What is the ADA?
In this context, ADA stands for:
- Adult Disability Advocate
- American Dental Association
- Americans with Disabilities Act
- Adaptive, Discriminated, and Anxious!
So, what is the ADA?
The ADA, the Americans with Disability Act, The Americans with Disabilities Act (ADA) gives federal civil rights protections to individuals with disabilities similar to those provided to individuals on the basis of race, color, sex, national origin, age, and religion.
Do many people know about this law?
What you know about the "ADA" depends greatly on your circumstances such as who you know, where you work, and/or how much you know about national issues. The majority of the general public knows the ADA as a law that relates to parking, restrooms, and drinking fountains. While the law does provide accessibility standards for the interior and exterior of buildings, the ADA is much broader in its coverage.
What areas are covered?
This law, signed into effect in 1990, is composed of five Titles:
- Title I. Employment
Nondiscrimination in employment of qualified workers with disabilities
- Title II: State and Local Government Activities & Public Transportation
All City of Scottsdale programs, services and activities, new construction and some elements of older buildings need to be accessible to people with disabilities. For example, city events & recreation, city services & service counters, appropriate communication, i.e. TTY, braille, sign language interpreters, etc.
- Title III: Public Accommodations
Anywhere the public goes, i.e. stores, restaurants, theaters, etc. need to be accessible to the greatest extent feasible.
- Title IV: Telecommunications Relay Services
Establishes state-wide Relay services for deaf individuals to communicate to hearing only callers
- Title V: Administrative Information.
Is the ADA the only law that prohibits discrimination based on disability?

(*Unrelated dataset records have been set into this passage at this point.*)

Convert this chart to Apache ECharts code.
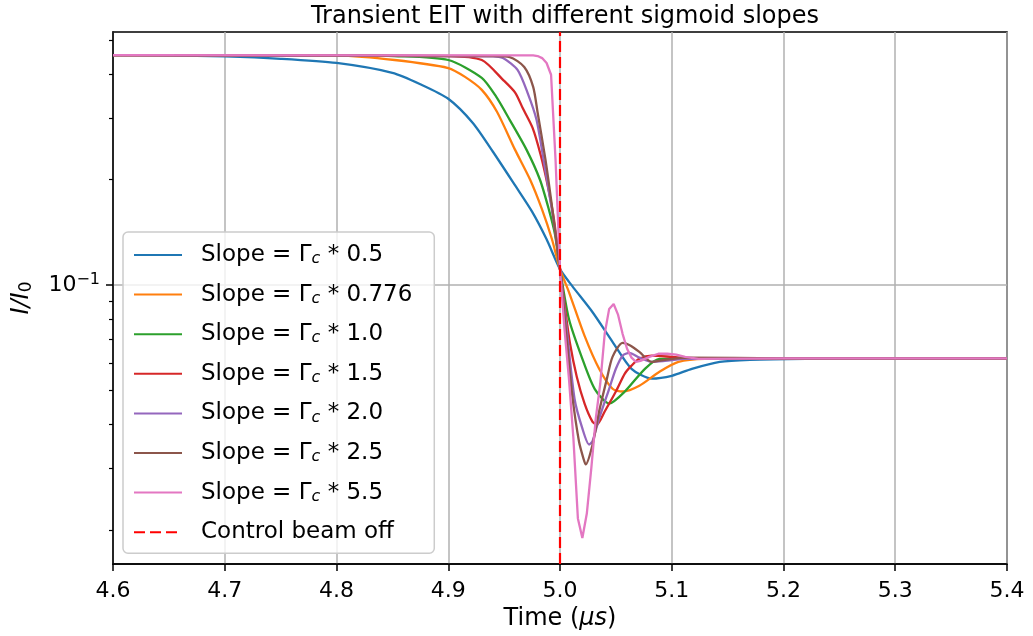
<!DOCTYPE html>
<html>
<head>
<meta charset="utf-8">
<script src="https://cdn.jsdelivr.net/npm/echarts@6/dist/echarts.min.js"></script>
<style>
  html, body { margin: 0; padding: 0; background: #ffffff; }
  #chart { width: 1033px; height: 636px; }
</style>
</head>
<body>
<div id="chart"></div>
<script>
// Transmission I/I0 after the control beam is switched off at t = 5.0 us,
// for several sigmoid switch-off slopes (in units of Gamma_c).
const slopeFactors = ['0.5', '0.776', '1.0', '1.5', '2.0', '2.5', '5.5'];
const lineColors = ['#1f77b4', '#ff7f0e', '#2ca02c', '#d62728', '#9467bd', '#8c564b', '#e377c2'];

const tSlope05 = [4.60, 4.65, 4.70, 4.75, 4.80, 4.85, 4.875, 4.90, 4.922, 4.940, 4.960, 4.975, 4.988, 5.000, 5.011, 5.029, 5.047, 5.064, 5.082, 5.100, 5.118, 5.143, 5.170, 5.220, 5.300, 5.400];
const vSlope05 = [0.453, 0.452, 0.449, 0.442, 0.430, 0.403, 0.374, 0.340, 0.290, 0.240, 0.192, 0.162, 0.1351, 0.111, 0.0993, 0.0838, 0.0689, 0.0577, 0.0541, 0.0551, 0.0577, 0.0604, 0.0612, 0.0616, 0.0618, 0.0618];

const tSlope0776 = [4.60, 4.75, 4.80, 4.852, 4.900, 4.915, 4.930, 4.9436, 4.9597, 4.9732, 4.9839, 4.9928, 5.000, 5.008, 5.022, 5.035, 5.047, 5.056, 5.071, 5.089, 5.106, 5.130, 5.200, 5.400];
const vSlope0776 = [0.453, 0.453, 0.452, 0.4385, 0.416, 0.3925, 0.3604, 0.3121, 0.2434, 0.200, 0.1644, 0.1351, 0.111, 0.0955, 0.0716, 0.0577, 0.0506, 0.0497, 0.0516, 0.0566, 0.0604, 0.0616, 0.0618, 0.0618];

const tSlope10 = [4.60, 4.80, 4.852, 4.900, 4.930, 4.943, 4.955, 4.970, 4.982, 4.990, 4.9955, 5.000, 5.008, 5.020, 5.031, 5.044, 5.058, 5.076, 5.089, 5.112, 5.200, 5.400];
const vSlope10 = [0.453, 0.453, 0.450, 0.4385, 0.390, 0.344, 0.296, 0.2434, 0.200, 0.1644, 0.1396, 0.111, 0.0800, 0.0616, 0.0506, 0.0459, 0.0497, 0.0577, 0.0616, 0.0616, 0.0618, 0.0618];

const tSlope15 = [4.60, 4.90, 4.930, 4.949, 4.960, 4.9665, 4.9754, 4.9826, 4.9888, 4.9946, 5.000, 5.004, 5.009, 5.015, 5.022, 5.029, 5.033, 5.040, 5.050, 5.058, 5.064, 5.071, 5.082, 5.100, 5.127, 5.200, 5.400];
const vSlope15 = [0.453, 0.450, 0.4385, 0.385, 0.3535, 0.3203, 0.2812, 0.2356, 0.1936, 0.154, 0.111, 0.0883, 0.0680, 0.0548, 0.0459, 0.0408, 0.0400, 0.0436, 0.0497, 0.0559, 0.0589, 0.0616, 0.0629, 0.0624, 0.0616, 0.0618, 0.0618];

const tSlope20 = [4.60, 4.940, 4.949, 4.962, 4.971, 4.979, 4.986, 4.992, 4.996, 5.000, 5.006, 5.013, 5.020, 5.026, 5.029, 5.035, 5.044, 5.050, 5.056, 5.062, 5.071, 5.082, 5.094, 5.112, 5.200, 5.400];
const vSlope20 = [0.453, 0.449, 0.444, 0.411, 0.3535, 0.296, 0.2207, 0.1698, 0.1396, 0.111, 0.0750, 0.0474, 0.0390, 0.0351, 0.0358, 0.0416, 0.0506, 0.0577, 0.0629, 0.0641, 0.0621, 0.0604, 0.0608, 0.0616, 0.0618, 0.0618];

const tSlope25 = [4.60, 4.940, 4.955, 4.968, 4.976, 4.980, 4.987, 4.992, 4.996, 5.000, 5.006, 5.011, 5.017, 5.021, 5.023, 5.029, 5.035, 5.042, 5.047, 5.056, 5.062, 5.071, 5.082, 5.094, 5.112, 5.200, 5.400];
const vSlope25 = [0.453, 0.450, 0.447, 0.419, 0.3676, 0.310, 0.228, 0.1755, 0.1396, 0.111, 0.0703, 0.0484, 0.0358, 0.0320, 0.0308, 0.0349, 0.0436, 0.0541, 0.0624, 0.0684, 0.0675, 0.0645, 0.0604, 0.0612, 0.0621, 0.0618, 0.0618];

const tSlope55 = [4.60, 4.976, 4.980, 4.984, 4.988, 4.992, 4.996, 5.000, 5.004, 5.008, 5.012, 5.016, 5.020, 5.024, 5.028, 5.032, 5.036, 5.040, 5.044, 5.048, 5.052, 5.056, 5.060, 5.064, 5.068, 5.072, 5.080, 5.088, 5.096, 5.104, 5.112, 5.124, 5.200, 5.400];
const vSlope55 = [0.453, 0.452, 0.450, 0.444, 0.430, 0.398, 0.228, 0.111, 0.0750, 0.0541, 0.0365, 0.0216, 0.0190, 0.0223, 0.0300, 0.0416, 0.0523, 0.0726, 0.0855, 0.0883, 0.0822, 0.0726, 0.0658, 0.0621, 0.0604, 0.0608, 0.0624, 0.0637, 0.0637, 0.0633, 0.0624, 0.0616, 0.0618, 0.0618];

const controlOffTime = 5.0;
const yMin = 0.016;
const yMax = 0.527;
const xMin = 4.6;
const xMax = 5.4;
const xStep = 0.1;
const yMajorTicks = [0.1];
const yMinorTicks = [0.02, 0.03, 0.04, 0.05, 0.06, 0.07, 0.08, 0.09, 0.2, 0.3, 0.4, 0.5];

const curveTimes = [tSlope05, tSlope0776, tSlope10, tSlope15, tSlope20, tSlope25, tSlope55];
const curveValues = [vSlope05, vSlope0776, vSlope10, vSlope15, vSlope20, vSlope25, vSlope55];

const FONT = 'DejaVu Sans';

const series = slopeFactors.map((f, i) => ({
  type: 'line',
  name: 'Slope = Γc * ' + f,
  data: curveTimes[i].map((t, j) => [t, curveValues[i][j]]),
  symbol: 'none',
  showSymbol: false,
  smooth: i < 6 ? 0.25 : false,
  lineStyle: { color: lineColors[i], width: 2.3 },
  itemStyle: { color: lineColors[i] },
  z: 2 + i,
  animation: false
}));

series.push({
  type: 'line',
  name: 'Control beam off',
  data: [[controlOffTime, yMin], [controlOffTime, yMax]],
  symbol: 'none',
  showSymbol: false,
  lineStyle: { color: '#ff0000', width: 2.2, type: [11, 5] },
  itemStyle: { color: '#ff0000' },
  z: 20,
  animation: false
});

const chart = echarts.init(document.getElementById('chart'), null, { renderer: 'canvas' });

chart.setOption({
  animation: false,
  backgroundColor: '#ffffff',
  title: {
    text: 'Transient EIT with different sigmoid slopes',
    left: 560,
    textAlign: 'center',
    top: 0,
    textStyle: { fontFamily: FONT, fontSize: 24, fontWeight: 'normal', color: '#000000' }
  },
  grid: {
    left: 113, right: 26, top: 32, bottom: 70,
    show: true, borderColor: '#000000', borderWidth: 1.5, backgroundColor: 'transparent'
  },
  legend: {
    orient: 'vertical',
    left: 123,
    top: 232,
    padding: [9, 22, 7, 10],
    itemWidth: 48,
    itemHeight: 14,
    itemGap: 11.6,
    backgroundColor: 'rgba(255,255,255,0.8)',
    borderColor: '#cccccc',
    borderWidth: 1.5,
    borderRadius: 5,
    itemStyle: { color: 'rgba(0,0,0,0)', borderWidth: 0, opacity: 0 },
    data: series.map(s => s.name),
    formatter: name => name.replace('Γc', 'Γ{sub|c}'),
    textStyle: {
      fontFamily: FONT, fontSize: 23, color: '#000000', lineHeight: 28,
      padding: [0, 0, 0, 14],
      rich: {
        sub: { fontFamily: FONT, fontSize: 16, fontStyle: 'italic', color: '#000000', lineHeight: 28, padding: [8, 0, 0, 0] }
      }
    }
  },
  xAxis: {
    type: 'value',
    min: xMin,
    max: xMax,
    interval: xStep,
    name: 'Time ({it|μs})',
    nameLocation: 'middle',
    nameGap: 40,
    nameTextStyle: {
      fontFamily: FONT, fontSize: 24, color: '#000000', verticalAlign: 'top',
      rich: { it: { fontFamily: FONT, fontSize: 24, fontStyle: 'italic', color: '#000000' } }
    },
    axisLine: { show: true, lineStyle: { color: '#000000', width: 1.5 } },
    axisTick: { show: true, inside: false, length: 7, lineStyle: { color: '#000000', width: 1.5 } },
    axisLabel: {
      margin: 16, fontFamily: FONT, fontSize: 22, color: '#000000',
      formatter: v => v.toFixed(1)
    },
    splitLine: { show: true, lineStyle: { color: '#b0b0b0', width: 1.5 } }
  },
  yAxis: [
    {
      type: 'log',
      min: yMin,
      max: yMax,
      name: '{i|I/I}{sub|0}',
      nameLocation: 'middle',
      nameGap: 78,
      nameRotate: 90,
      nameTextStyle: {
        fontFamily: FONT, fontSize: 24, color: '#000000',
        rich: {
          i: { fontFamily: FONT, fontSize: 24, fontStyle: 'italic', color: '#000000' },
          sub: { fontFamily: FONT, fontSize: 17, color: '#000000', padding: [9, 0, 0, 0] }
        }
      },
      axisLine: { show: true, lineStyle: { color: '#000000', width: 1.5 } },
      axisTick: { show: true, inside: false, length: 7, customValues: yMajorTicks, lineStyle: { color: '#000000', width: 1.5 } },
      axisLabel: {
        margin: 13,
        customValues: yMajorTicks,
        fontFamily: FONT, fontSize: 22, color: '#000000',
        formatter: () => '{b|10}{sup|−1}',
        rich: {
          b: { fontFamily: FONT, fontSize: 22, color: '#000000' },
          sup: { fontFamily: FONT, fontSize: 16, color: '#000000', padding: [0, 0, 11, 0] }
        }
      },
      splitLine: { show: true, lineStyle: { color: '#b0b0b0', width: 1.5 } }
    },
    {
      type: 'log',
      min: yMin,
      max: yMax,
      position: 'left',
      axisLine: { show: false },
      axisTick: { show: true, inside: false, length: 4, customValues: yMinorTicks, lineStyle: { color: '#000000', width: 1.2 } },
      axisLabel: { show: false },
      splitLine: { show: false }
    }
  ],
  series: series
});
</script>
</body>
</html>
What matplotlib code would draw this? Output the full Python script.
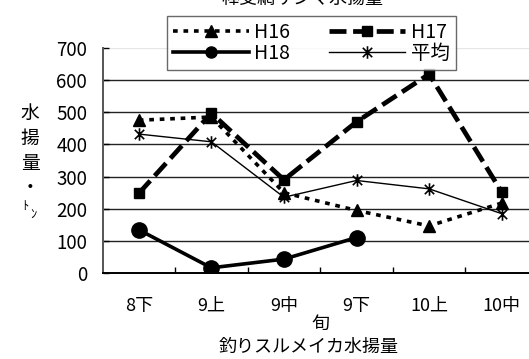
import matplotlib
matplotlib.use("Agg")
import matplotlib.pyplot as plt
from matplotlib.path import Path
from matplotlib.ticker import FixedLocator

plt.rcParams['font.family'] = ['Noto Sans CJK JP', 'DejaVu Sans']

# 旬別の水揚量（トン）
periods = ["8下", "9上", "9中", "9下", "10上", "10中"]
h16 = [475, 485, 250, 195, 147, 218]
h17 = [248, 497, 290, 470, 618, 252]
h18 = [135, 17, 44, 111]
avg = [432, 408, 236, 288, 262, 185]
yticks = [0, 100, 200, 300, 400, 500, 600, 700]

# 縦棒＋X の米印マーカー
star = Path([(0, -1), (0, 1), (-0.75, -0.75), (0.75, 0.75), (-0.75, 0.75), (0.75, -0.75)],
            [Path.MOVETO, Path.LINETO, Path.MOVETO, Path.LINETO, Path.MOVETO, Path.LINETO])

W, H = 529, 359
fig = plt.figure(figsize=(W / 100, H / 100), dpi=100)
ax = fig.add_axes([102.5 / W, (H - 273.3) / H, 435.5 / W, 225.6 / H])

x = list(range(len(periods)))
l16, = ax.plot(x, h16, color="black", lw=2.6, ls=(0, (1.3, 1.6)), marker="^", ms=8,
               label="H16", zorder=3)
l17, = ax.plot(x, h17, color="black", lw=3.4, ls=(0, (3.6, 1.4)), marker="s", ms=7,
               label="H17", zorder=4)
l18, = ax.plot(x[:len(h18)], h18, color="black", lw=2.6, marker="o", ms=11,
               label="H18", zorder=5)
lav, = ax.plot(x, avg, color="black", lw=1.0, marker=star, ms=9, mew=1.2,
               label="平均", zorder=6)

ax.set_xlim(-0.5, len(periods) - 0.5)
ax.set_ylim(0, 700)
ax.set_yticks(yticks)
ax.set_xticks(x)
ax.set_xticklabels(periods)
ax.xaxis.set_minor_locator(FixedLocator([i + 0.5 for i in range(len(periods) - 1)]))

ax.yaxis.grid(True, color="#222222", lw=1.0)
ax.yaxis.get_gridlines()[-1].set_color("#e6e6e6")
ax.set_axisbelow(True)

for s in ("top", "right"):
    ax.spines[s].set_visible(False)
ax.spines["left"].set_color("#555555")
ax.spines["left"].set_linewidth(1.4)
ax.spines["bottom"].set_color("black")
ax.spines["bottom"].set_linewidth(1.4)

ax.tick_params(axis="y", direction="in", length=4, width=1, pad=11, labelsize=13.5)
ax.tick_params(axis="x", which="major", length=0, pad=17, labelsize=13)
ax.tick_params(axis="x", which="minor", direction="in", length=4, width=1)

ax.set_xlabel("旬", fontsize=13, labelpad=0)

# 縦書きの軸ラベル
for ch, yy in zip(["水", "揚", "量", "・"], [113, 138, 163, 187]):
    fig.text(30 / W, 1 - yy / H, ch, fontsize=13.5, ha="center", va="center")
fig.text(25 / W, 1 - 206 / H, "ﾄ", fontsize=9, ha="center", va="center")
fig.text(33 / W, 1 - 214 / H, "ﾝ", fontsize=9, ha="center", va="center")

fig.text(302 / W, 1 + 1 / H, "棒受網サンマ水揚量", fontsize=13, ha="center", va="center")
fig.text(309 / W, 1 - 347 / H, "釣りスルメイカ水揚量", fontsize=13, ha="center", va="center")

# 凡例は H16・H17 を上段、H18・平均 を下段に
leg = fig.legend([l16, l18, l17, lav], ["H16", "H18", "H17", "平均"],
                 loc="upper left", bbox_to_anchor=(167 / W, 1 - 16 / H), ncol=2,
                 fontsize=14, frameon=True, fancybox=False, handlelength=3.9,
                 handletextpad=0.3, columnspacing=2.0, borderpad=0.3,
                 labelspacing=0.0, borderaxespad=0)
leg.get_frame().set_edgecolor("#444444")
leg.get_frame().set_linewidth(1.0)
# 凡例の丸印は本体より小さく
leg.get_lines()[1].set_markersize(8)

fig.savefig("out.png", dpi=100)
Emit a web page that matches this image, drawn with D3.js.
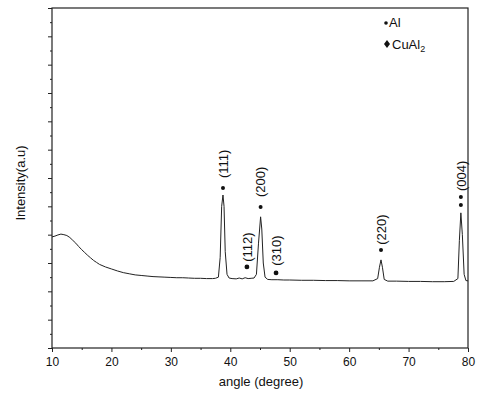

Many people think that the ADA is the only law that has assisted in making the nation accessible to all citizens, but there is a long history of, and continues to be other legislation that addresses specific issues.
What are these other laws?
The ADA does not govern accessible or adaptable housing requirements; the Fair Housing Act has regulation guideline for non-discriminatory policies and building. Some other laws that impact the rights of people with disabilities include:
- Telecommunications Act
- Air Carrier Access Act
- Voting Accessibility for the Elderly and Handicapped Act
- National Voter Registration Act
- Civil Rights of Institutionalized Persons Act
- Individuals with Disabilities Education Act
What are examples of how a person with a disability might refer to these laws?
- A new multifamily tenement building with a Community Recreation Room would adhere to ADA Title III for the Community Room and other common area access, but would refer to the Fair Housing Act for guidance on building adaptable apartments.
- Questions about airplane access would be addressed in the Air Carrier Access Act, at the U.S. Department of Transportation, but the ADA governs airport access so the U.S. Department of Justice could answer those questions.
- The Telecommunications Act set down standards for products and services such as telephones, cell phones, pagers, call-waiting, etc., for deaf and hearing-impaired individuals. The ADA ensures that Arizona provides a statewide Relay Service, an operated assisted service for deaf and hearing callers to communicate.